**WHAT IS EXPECTED**:
From the first line of the data below through the line bearing "from matplotlib import font_manager as fm", reproduce each line exactly; do not include pictures.

**INFORMATION SUPPLIED**:
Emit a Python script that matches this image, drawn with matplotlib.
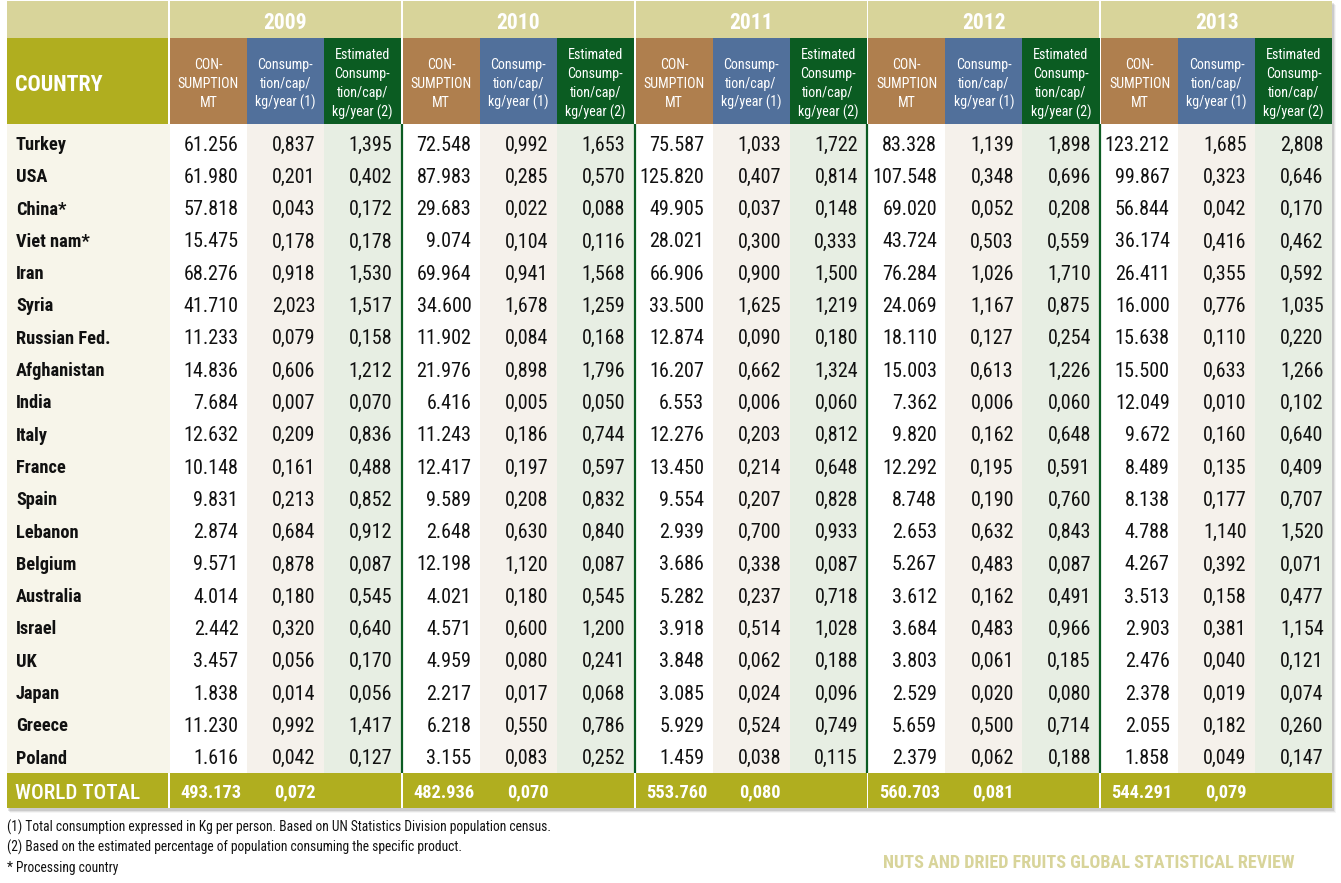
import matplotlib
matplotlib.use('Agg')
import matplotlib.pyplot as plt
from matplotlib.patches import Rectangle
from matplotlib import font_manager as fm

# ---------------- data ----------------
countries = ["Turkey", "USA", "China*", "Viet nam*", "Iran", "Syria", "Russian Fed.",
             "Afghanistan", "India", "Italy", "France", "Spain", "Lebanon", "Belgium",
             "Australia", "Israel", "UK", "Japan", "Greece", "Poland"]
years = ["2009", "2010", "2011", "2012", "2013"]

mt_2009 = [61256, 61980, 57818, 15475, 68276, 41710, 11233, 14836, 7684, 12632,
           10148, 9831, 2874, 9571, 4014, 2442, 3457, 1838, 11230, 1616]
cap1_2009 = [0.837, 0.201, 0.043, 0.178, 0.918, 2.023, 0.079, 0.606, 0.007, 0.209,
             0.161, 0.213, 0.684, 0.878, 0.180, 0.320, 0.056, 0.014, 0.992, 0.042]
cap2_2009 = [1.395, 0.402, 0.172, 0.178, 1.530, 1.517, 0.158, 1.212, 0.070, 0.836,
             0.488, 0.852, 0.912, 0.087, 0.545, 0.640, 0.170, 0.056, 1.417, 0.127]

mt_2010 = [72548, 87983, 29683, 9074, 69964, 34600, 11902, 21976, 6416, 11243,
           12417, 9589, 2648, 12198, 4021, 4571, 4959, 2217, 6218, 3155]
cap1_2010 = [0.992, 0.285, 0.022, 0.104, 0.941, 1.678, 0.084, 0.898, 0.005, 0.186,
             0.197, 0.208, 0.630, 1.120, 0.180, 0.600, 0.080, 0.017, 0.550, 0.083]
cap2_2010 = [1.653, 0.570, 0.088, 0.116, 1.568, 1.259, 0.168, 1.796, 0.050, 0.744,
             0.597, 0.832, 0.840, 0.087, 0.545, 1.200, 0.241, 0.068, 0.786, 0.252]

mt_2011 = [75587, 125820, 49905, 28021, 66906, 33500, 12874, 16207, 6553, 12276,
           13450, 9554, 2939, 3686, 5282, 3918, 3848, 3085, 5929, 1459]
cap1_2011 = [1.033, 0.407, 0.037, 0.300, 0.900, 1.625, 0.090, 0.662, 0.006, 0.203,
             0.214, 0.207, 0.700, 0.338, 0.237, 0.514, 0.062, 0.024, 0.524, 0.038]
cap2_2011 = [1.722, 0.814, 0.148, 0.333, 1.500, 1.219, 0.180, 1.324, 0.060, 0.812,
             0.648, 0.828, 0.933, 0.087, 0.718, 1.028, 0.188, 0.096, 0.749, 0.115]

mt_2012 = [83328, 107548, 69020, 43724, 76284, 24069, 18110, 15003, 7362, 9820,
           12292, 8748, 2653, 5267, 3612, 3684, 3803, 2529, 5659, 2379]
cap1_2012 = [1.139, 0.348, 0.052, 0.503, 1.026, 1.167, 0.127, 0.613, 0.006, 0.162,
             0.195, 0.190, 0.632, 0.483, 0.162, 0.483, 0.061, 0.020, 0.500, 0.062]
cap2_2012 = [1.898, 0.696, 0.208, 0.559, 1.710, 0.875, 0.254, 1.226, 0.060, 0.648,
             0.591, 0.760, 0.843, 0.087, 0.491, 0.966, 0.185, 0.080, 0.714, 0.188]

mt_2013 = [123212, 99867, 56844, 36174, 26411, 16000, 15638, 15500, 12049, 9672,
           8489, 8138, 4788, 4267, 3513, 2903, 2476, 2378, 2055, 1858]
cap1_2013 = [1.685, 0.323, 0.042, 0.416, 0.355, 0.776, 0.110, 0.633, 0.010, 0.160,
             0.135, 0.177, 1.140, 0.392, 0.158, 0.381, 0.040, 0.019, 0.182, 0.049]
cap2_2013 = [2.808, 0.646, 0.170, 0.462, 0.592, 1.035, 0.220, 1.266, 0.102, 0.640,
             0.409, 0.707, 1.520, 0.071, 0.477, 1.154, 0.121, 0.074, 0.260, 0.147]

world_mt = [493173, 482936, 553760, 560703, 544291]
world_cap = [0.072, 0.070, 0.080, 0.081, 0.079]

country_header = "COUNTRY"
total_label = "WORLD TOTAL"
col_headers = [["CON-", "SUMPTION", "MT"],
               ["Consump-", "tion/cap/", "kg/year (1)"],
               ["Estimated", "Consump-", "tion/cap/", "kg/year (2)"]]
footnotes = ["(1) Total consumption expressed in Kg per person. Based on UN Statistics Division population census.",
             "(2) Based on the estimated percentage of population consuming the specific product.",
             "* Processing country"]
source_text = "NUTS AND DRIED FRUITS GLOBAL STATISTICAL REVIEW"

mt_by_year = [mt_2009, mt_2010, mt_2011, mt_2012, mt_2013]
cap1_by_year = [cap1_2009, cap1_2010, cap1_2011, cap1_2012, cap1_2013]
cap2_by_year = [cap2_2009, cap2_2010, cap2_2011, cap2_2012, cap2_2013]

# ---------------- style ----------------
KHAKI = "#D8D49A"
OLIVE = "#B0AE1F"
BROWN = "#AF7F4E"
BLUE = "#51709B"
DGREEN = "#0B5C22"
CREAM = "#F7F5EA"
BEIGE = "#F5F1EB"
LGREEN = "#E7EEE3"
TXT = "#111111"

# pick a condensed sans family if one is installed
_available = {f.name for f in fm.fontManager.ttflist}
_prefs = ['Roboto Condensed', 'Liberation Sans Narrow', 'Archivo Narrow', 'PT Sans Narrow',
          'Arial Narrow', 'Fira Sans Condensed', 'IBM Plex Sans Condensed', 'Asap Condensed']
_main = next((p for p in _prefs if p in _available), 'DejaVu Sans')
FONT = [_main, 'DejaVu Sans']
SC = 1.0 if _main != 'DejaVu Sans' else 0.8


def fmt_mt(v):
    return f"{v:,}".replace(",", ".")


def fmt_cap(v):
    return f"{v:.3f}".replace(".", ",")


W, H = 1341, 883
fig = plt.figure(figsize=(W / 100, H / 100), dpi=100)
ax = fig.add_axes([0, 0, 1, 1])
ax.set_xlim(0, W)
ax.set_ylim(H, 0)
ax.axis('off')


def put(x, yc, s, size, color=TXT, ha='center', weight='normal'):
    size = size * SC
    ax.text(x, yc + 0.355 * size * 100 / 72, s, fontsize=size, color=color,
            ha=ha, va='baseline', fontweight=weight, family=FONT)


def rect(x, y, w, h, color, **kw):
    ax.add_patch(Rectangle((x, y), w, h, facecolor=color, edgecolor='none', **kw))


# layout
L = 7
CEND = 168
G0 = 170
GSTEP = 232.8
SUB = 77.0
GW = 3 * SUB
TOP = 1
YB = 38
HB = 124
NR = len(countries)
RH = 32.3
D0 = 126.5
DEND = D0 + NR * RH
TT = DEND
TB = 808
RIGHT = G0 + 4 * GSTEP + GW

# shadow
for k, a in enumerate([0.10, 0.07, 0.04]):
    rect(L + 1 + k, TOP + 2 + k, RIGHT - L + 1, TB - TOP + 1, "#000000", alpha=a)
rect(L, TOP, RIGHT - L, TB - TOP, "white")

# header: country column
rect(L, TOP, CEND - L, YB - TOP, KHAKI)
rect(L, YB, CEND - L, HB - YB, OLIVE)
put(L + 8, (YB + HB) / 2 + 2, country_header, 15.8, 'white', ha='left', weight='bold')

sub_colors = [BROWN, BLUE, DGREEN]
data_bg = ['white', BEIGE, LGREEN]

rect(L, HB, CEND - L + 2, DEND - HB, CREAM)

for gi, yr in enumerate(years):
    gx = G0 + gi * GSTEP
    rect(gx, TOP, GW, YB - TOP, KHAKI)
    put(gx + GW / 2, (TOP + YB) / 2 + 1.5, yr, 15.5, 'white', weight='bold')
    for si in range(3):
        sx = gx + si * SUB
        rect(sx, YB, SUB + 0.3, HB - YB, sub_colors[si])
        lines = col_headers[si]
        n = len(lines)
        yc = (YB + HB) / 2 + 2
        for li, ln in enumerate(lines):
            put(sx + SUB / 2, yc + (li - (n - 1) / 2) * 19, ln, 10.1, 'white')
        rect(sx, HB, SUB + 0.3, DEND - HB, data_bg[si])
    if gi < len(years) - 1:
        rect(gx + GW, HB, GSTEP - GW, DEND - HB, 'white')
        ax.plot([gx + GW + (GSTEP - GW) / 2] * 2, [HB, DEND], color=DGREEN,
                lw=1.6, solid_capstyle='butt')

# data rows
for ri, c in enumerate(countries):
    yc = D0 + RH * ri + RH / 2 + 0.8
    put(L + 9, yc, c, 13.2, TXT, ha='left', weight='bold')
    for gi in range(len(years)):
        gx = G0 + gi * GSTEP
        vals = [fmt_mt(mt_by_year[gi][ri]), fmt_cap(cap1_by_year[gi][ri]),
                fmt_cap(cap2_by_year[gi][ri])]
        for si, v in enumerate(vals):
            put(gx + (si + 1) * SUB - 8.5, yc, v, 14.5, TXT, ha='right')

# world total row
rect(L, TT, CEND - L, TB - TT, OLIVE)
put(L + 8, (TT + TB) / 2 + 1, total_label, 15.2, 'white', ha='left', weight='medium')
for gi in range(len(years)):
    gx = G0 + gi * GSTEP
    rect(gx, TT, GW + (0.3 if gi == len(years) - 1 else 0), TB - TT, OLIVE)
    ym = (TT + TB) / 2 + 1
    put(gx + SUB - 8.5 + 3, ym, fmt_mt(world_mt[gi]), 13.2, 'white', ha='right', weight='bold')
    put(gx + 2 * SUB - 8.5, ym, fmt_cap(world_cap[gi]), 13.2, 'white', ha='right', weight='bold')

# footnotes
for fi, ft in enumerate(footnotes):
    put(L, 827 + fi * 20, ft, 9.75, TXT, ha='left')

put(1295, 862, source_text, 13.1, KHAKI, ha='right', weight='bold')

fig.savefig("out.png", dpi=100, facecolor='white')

**RESPONSE TO THE EXERCISE**:
Emit a Python script that matches this image, drawn with matplotlib.
import matplotlib
matplotlib.use('Agg')
import matplotlib.pyplot as plt
from matplotlib.patches import Rectangle
from matplotlib import font_manager as fm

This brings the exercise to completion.